As for the Fed’s slow withdrawal of liquidity, first it is excess liquidity not being utilized and second it is excess liquidity not being utilized (emphasis). See the Federal Reserve chart on the left which shows the near exact correlation of the adjusted monetary base (all the money in the system) and the M2 money supply (bank loans) until the Fed began QE 1, 2, and 3 (blue line) while banks continued to lend at the same 6% to 7% annual growth rate. It is not that banks are not lending, they just have not kept up with the Fed’s 30% per year growth. What happened is the Fed created money (Quantitative Easing) and injected it into the system via the purchase of U.S. Treasury bonds and the purchase of mortgage-backed securities, but the banks did not use that excess. Hence, I see no reason there should be a hit to the economy when this money is withdrawn, if in fact it ever is. Tapering just means that the Fed will grow the Monetary Base at a slower rate, it does not deal with the excess money still available. It is important to remember that profits, not central banks, drive the stock market higher.
I believe there is a good chance that should the Fed announce another taper of $10 Billion per month after the FOMC meeting at the end of this month (from $85B/mo. to $75B in December and down to $65B at the end of this month), there will likely be several market reactions. The most prevalent will likely be a strengthening of the dollar and another hit to bonds, as the long yields will likely rise. This will likely cause gold to retreat from its recent $1240/ounce range and emerging markets will probably take a hit as the carry trade further unwinds (traders who borrow at low rates here and invest at higher rates in emerging economies). They get hit by both increased rates here and a dollar that strengthens against the currency of the country in which they invested.
After that settles, perhaps after a third taper at the March FOMC meeting, some emerging markets will very likely be very attractive, and perhaps, gold too. We have been developing our wish list of companies in various countries which are very attractive now and likely to be bargains after such events play out.
Well capitalized banks and insurance companies should benefit in a rising interest rate environment and airlines should continue to reap benefits from their recent mergers and declining fuel costs. We will continue to be invested in these until the landscape changes.

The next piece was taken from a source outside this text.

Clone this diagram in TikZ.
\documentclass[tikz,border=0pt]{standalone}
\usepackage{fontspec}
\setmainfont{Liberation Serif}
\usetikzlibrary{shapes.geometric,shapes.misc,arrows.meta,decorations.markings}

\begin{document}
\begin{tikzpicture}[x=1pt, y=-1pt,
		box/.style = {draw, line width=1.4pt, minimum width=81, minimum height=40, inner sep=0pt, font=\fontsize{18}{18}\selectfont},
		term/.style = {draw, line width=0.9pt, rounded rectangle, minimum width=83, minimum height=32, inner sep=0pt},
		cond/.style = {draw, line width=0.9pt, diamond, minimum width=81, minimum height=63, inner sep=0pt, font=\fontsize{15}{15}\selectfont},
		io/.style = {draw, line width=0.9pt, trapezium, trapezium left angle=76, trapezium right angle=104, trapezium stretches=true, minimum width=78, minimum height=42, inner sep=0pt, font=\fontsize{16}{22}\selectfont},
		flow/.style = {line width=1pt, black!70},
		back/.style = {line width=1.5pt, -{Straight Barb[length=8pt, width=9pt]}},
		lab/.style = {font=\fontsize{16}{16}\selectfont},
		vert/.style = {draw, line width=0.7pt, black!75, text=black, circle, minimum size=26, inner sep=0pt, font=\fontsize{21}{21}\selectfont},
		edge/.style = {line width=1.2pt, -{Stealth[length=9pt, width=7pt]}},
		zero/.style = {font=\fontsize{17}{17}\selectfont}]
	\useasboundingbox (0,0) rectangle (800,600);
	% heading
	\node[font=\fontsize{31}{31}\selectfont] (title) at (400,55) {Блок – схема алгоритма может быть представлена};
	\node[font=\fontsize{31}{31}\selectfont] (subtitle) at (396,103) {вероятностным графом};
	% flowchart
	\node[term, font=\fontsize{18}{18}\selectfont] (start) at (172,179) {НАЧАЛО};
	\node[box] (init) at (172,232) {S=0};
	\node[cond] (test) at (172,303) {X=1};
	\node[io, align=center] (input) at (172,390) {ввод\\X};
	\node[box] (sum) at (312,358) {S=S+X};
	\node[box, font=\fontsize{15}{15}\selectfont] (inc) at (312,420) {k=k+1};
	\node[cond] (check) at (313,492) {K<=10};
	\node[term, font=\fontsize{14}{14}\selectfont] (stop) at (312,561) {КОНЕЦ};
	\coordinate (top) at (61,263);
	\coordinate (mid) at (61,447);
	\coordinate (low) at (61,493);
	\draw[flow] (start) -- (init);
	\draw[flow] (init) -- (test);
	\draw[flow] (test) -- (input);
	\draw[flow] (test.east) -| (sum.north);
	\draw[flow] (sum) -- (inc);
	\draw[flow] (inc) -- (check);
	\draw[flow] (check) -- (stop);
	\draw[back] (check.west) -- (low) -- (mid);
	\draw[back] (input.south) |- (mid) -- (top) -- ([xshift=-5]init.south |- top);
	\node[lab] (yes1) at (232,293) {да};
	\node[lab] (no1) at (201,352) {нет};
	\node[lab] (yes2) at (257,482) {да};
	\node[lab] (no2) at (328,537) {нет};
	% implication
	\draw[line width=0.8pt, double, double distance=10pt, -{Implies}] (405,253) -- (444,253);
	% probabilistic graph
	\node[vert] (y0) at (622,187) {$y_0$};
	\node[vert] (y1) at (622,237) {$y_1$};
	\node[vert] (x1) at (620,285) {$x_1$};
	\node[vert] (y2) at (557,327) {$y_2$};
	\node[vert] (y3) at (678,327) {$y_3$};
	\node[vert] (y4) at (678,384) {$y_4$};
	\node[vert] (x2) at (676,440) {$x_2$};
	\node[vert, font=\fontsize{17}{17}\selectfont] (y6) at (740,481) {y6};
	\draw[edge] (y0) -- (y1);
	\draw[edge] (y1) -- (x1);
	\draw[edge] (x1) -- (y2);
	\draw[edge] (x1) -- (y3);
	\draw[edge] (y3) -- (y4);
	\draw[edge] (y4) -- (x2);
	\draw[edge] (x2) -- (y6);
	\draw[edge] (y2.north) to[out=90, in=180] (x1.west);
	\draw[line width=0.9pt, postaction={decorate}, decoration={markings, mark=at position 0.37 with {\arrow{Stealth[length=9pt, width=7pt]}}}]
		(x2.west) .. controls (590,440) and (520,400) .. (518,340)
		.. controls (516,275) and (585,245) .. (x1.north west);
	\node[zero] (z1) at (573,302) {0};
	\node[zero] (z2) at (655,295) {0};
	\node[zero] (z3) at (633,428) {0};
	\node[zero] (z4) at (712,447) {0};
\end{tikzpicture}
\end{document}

Many biotech companies are nearing big paydays for breakthrough drugs and equipment, so we continue to find those and enlist some of the best analytical information available to help find them. We will also maintain our long position in the Japanese (Nikkei) market, combined with a short position on the yen.
There is also a pent-up demand for industrial and technology equipment as little has been invested in either over the past six years. Clean water technologies, social media companies with the ability to monetize their users, and transformational technology companies are just a few additional areas that offer opportunity. We continue to favor the picks and shovel companies in the energy sector (suppliers of drill bits, fracking materials, and pipe) while avoiding the big exploration companies which are hurt by the lower oil prices. Finally, there are many overseas growth companies, priced at very attractive valuations. We continue to add the European, Asian and some companies from Mexico. As mentioned above, there may be other opportunities abroad in the near future.
So, the opportunity is there, and at this moment I do not see any valid reason to fear it. We will continue to take a conservative approach while maintaining the goal of maximizing profits. Of course, we always maintain our ability to change our opinion if the facts change (as we have done so many times in the past).